**Exercise details:** Output the material below unchanged, apart from leaving out the pictures.

**Dataset extract:**
----

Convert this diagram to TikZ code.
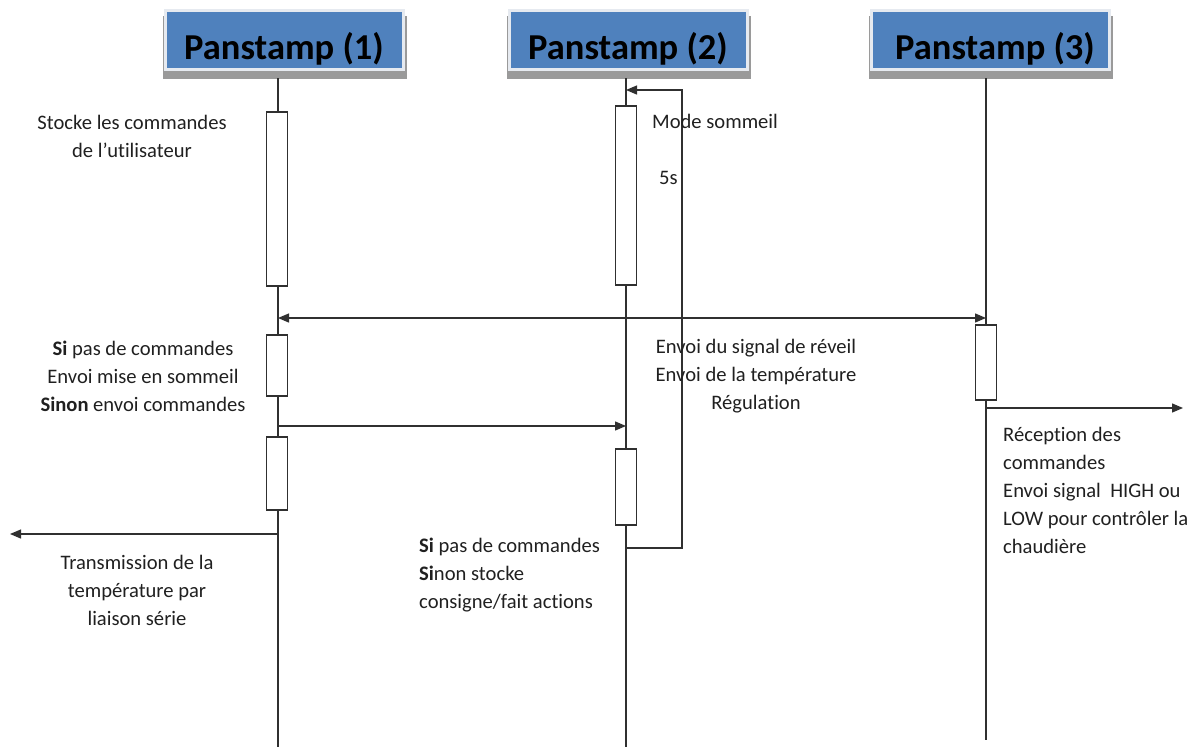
\documentclass[tikz,border=0pt]{standalone}
\usepackage{fontspec}
\setmainfont[Ligatures=NoCommon]{Carlito}
\usetikzlibrary{arrows.meta}
\definecolor{hdrblue}{HTML}{4F81BD}
\definecolor{hdrrim}{HTML}{E6EAF0}
\definecolor{hdrshadow}{HTML}{9A9A9A}
\definecolor{lineclr}{HTML}{303030}
\definecolor{txtclr}{HTML}{202020}
\tikzset{
  header/.style={fill=hdrblue, draw=hdrrim, line width=3pt, minimum width=238pt, minimum height=59pt, inner sep=0pt},
  hdrtext/.style={font=\fontsize{36.5}{40}\selectfont\bfseries, text=black, inner sep=0pt, anchor=base},
  lifeline/.style={draw=lineclr, line width=1.3pt},
  actbar/.style={draw=lineclr, fill=white, line width=1.3pt, minimum width=21pt, inner sep=0pt},
  msg/.style={draw=lineclr, line width=1.3pt, -{Triangle[length=11pt,width=9pt]}},
  msgboth/.style={draw=lineclr, line width=1.3pt, {Triangle[length=11pt,width=9pt]}-{Triangle[length=11pt,width=9pt]}},
  note/.style={font=\fontsize{20.6}{28}\selectfont, text=txtclr, inner sep=0pt},
}
\begin{document}
\begin{tikzpicture}[x=1pt,y=-1pt]
\useasboundingbox (0,0) rectangle (1195,747);
% header shadows
\foreach \cx in {284,628,990}{
  \fill[hdrshadow] (\cx-121,16) rectangle (\cx+123,79);
}
\node[header] (h1) at (284,39.5) {};
\node[header] (h2) at (628,39.5) {};
\node[header] (h3) at (990,39.5) {};
\node[hdrtext] (t1) at (284,59) {Panstamp (1)};
\node[hdrtext] (t2) at (628,59) {Panstamp (2)};
\node[hdrtext] (t3) at (995,59) {Panstamp (3)};

% lifeline coordinates
\coordinate (l1top) at (278,78);
\coordinate (l1bot) at (278,747);
\coordinate (l2top) at (626,78);
\coordinate (l2bot) at (626,747);
\coordinate (l3top) at (986,78);
\coordinate (l3bot) at (986,740);
\draw[lifeline] (l1top) -- (l1bot);
\draw[lifeline] (l2top) -- (l2bot);
\draw[lifeline] (l3top) -- (l3bot);

% activation bars
\node[actbar, minimum height=174pt] (a11) at (277,199) {};
\node[actbar, minimum height=61pt] (a12) at (277,365.5) {};
\node[actbar, minimum height=73pt] (a13) at (277,473.5) {};
\node[actbar, minimum height=179pt] (a21) at (626,195.5) {};
\node[actbar, minimum height=76pt] (a22) at (626,487) {};
\node[actbar, minimum height=75pt] (a31) at (986,362.5) {};

% message coordinates
\coordinate (loopA) at (626,548);
\coordinate (loopB) at (682,548);
\coordinate (loopC) at (682,90);
\coordinate (loopD) at (626,90);
\coordinate (wk1) at (278,318);
\coordinate (wk3) at (986,318);
\coordinate (cmd1) at (278,426);
\coordinate (cmd2) at (626,426);
\coordinate (ser1) at (278,534);
\coordinate (serEnd) at (10,534);
\coordinate (out3) at (986,408);
\coordinate (outEnd) at (1183,408);

\draw[msg] (loopA) -- (loopB) -- (loopC) -- (loopD);
\draw[msgboth] (wk1) -- (wk3);
\draw[msg] (cmd1) -- (cmd2);
\draw[msg] (ser1) -- (serEnd);
\draw[msg] (out3) -- (outEnd);

% texts
\node[note, align=center] (n1) at (132,136) {Stocke les commandes\\de l’utilisateur};
\node[note, anchor=west] (n2) at (652,121) {Mode sommeil};
\node[note, anchor=west] (n3) at (659,178) {5s};
\node[note, align=center] (n4) at (143,376) {\textbf{Si} pas de commandes\\Envoi mise en sommeil\\\textbf{Sinon} envoi commandes};
\node[note, align=center] (n5) at (756,376) {Envoi du signal de réveil\\Envoi de la température\\Régulation};
\node[note, align=left, anchor=west] (n6) at (1003,490) {Réception des\\commandes\\Envoi signal\ \ HIGH ou\\LOW pour contrôler la\\chaudière};
\node[note, align=center] (n7) at (137,590) {Transmission de la\\température par\\liaison série};
\node[note, align=left, anchor=west] (n8) at (419,575) {\textbf{Si} pas de commandes\\\textbf{Si}non stocke\\consigne/fait actions};
\end{tikzpicture}
\end{document}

----

**The completed task:**
Convert this diagram to TikZ code.
\documentclass[tikz,border=0pt]{standalone}
\usepackage{fontspec}
\setmainfont[Ligatures=NoCommon]{Carlito}
\usetikzlibrary{arrows.meta}
\definecolor{hdrblue}{HTML}{4F81BD}
\definecolor{hdrrim}{HTML}{E6EAF0}
\definecolor{hdrshadow}{HTML}{9A9A9A}
\definecolor{lineclr}{HTML}{303030}
\definecolor{txtclr}{HTML}{202020}
\tikzset{
  header/.style={fill=hdrblue, draw=hdrrim, line width=3pt, minimum width=238pt, minimum height=59pt, inner sep=0pt},
  hdrtext/.style={font=\fontsize{36.5}{40}\selectfont\bfseries, text=black, inner sep=0pt, anchor=base},
  lifeline/.style={draw=lineclr, line width=1.3pt},
  actbar/.style={draw=lineclr, fill=white, line width=1.3pt, minimum width=21pt, inner sep=0pt},
  msg/.style={draw=lineclr, line width=1.3pt, -{Triangle[length=11pt,width=9pt]}},
  msgboth/.style={draw=lineclr, line width=1.3pt, {Triangle[length=11pt,width=9pt]}-{Triangle[length=11pt,width=9pt]}},
  note/.style={font=\fontsize{20.6}{28}\selectfont, text=txtclr, inner sep=0pt},
}
\begin{document}
\begin{tikzpicture}[x=1pt,y=-1pt]
\useasboundingbox (0,0) rectangle (1195,747);
% header shadows
\foreach \cx in {284,628,990}{
  \fill[hdrshadow] (\cx-121,16) rectangle (\cx+123,79);
}
\node[header] (h1) at (284,39.5) {};
\node[header] (h2) at (628,39.5) {};
\node[header] (h3) at (990,39.5) {};
\node[hdrtext] (t1) at (284,59) {Panstamp (1)};
\node[hdrtext] (t2) at (628,59) {Panstamp (2)};
\node[hdrtext] (t3) at (995,59) {Panstamp (3)};

% lifeline coordinates
\coordinate (l1top) at (278,78);
\coordinate (l1bot) at (278,747);
\coordinate (l2top) at (626,78);
\coordinate (l2bot) at (626,747);
\coordinate (l3top) at (986,78);
\coordinate (l3bot) at (986,740);
\draw[lifeline] (l1top) -- (l1bot);
\draw[lifeline] (l2top) -- (l2bot);
\draw[lifeline] (l3top) -- (l3bot);

% activation bars
\node[actbar, minimum height=174pt] (a11) at (277,199) {};
\node[actbar, minimum height=61pt] (a12) at (277,365.5) {};
\node[actbar, minimum height=73pt] (a13) at (277,473.5) {};
\node[actbar, minimum height=179pt] (a21) at (626,195.5) {};
\node[actbar, minimum height=76pt] (a22) at (626,487) {};
\node[actbar, minimum height=75pt] (a31) at (986,362.5) {};

% message coordinates
\coordinate (loopA) at (626,548);
\coordinate (loopB) at (682,548);
\coordinate (loopC) at (682,90);
\coordinate (loopD) at (626,90);
\coordinate (wk1) at (278,318);
\coordinate (wk3) at (986,318);
\coordinate (cmd1) at (278,426);
\coordinate (cmd2) at (626,426);
\coordinate (ser1) at (278,534);
\coordinate (serEnd) at (10,534);
\coordinate (out3) at (986,408);
\coordinate (outEnd) at (1183,408);

\draw[msg] (loopA) -- (loopB) -- (loopC) -- (loopD);
\draw[msgboth] (wk1) -- (wk3);
\draw[msg] (cmd1) -- (cmd2);
\draw[msg] (ser1) -- (serEnd);
\draw[msg] (out3) -- (outEnd);

% texts
\node[note, align=center] (n1) at (132,136) {Stocke les commandes\\de l’utilisateur};
\node[note, anchor=west] (n2) at (652,121) {Mode sommeil};
\node[note, anchor=west] (n3) at (659,178) {5s};
\node[note, align=center] (n4) at (143,376) {\textbf{Si} pas de commandes\\Envoi mise en sommeil\\\textbf{Sinon} envoi commandes};
\node[note, align=center] (n5) at (756,376) {Envoi du signal de réveil\\Envoi de la température\\Régulation};
\node[note, align=left, anchor=west] (n6) at (1003,490) {Réception des\\commandes\\Envoi signal\ \ HIGH ou\\LOW pour contrôler la\\chaudière};
\node[note, align=center] (n7) at (137,590) {Transmission de la\\température par\\liaison série};
\node[note, align=left, anchor=west] (n8) at (419,575) {\textbf{Si} pas de commandes\\\textbf{Si}non stocke\\consigne/fait actions};
\end{tikzpicture}
\end{document}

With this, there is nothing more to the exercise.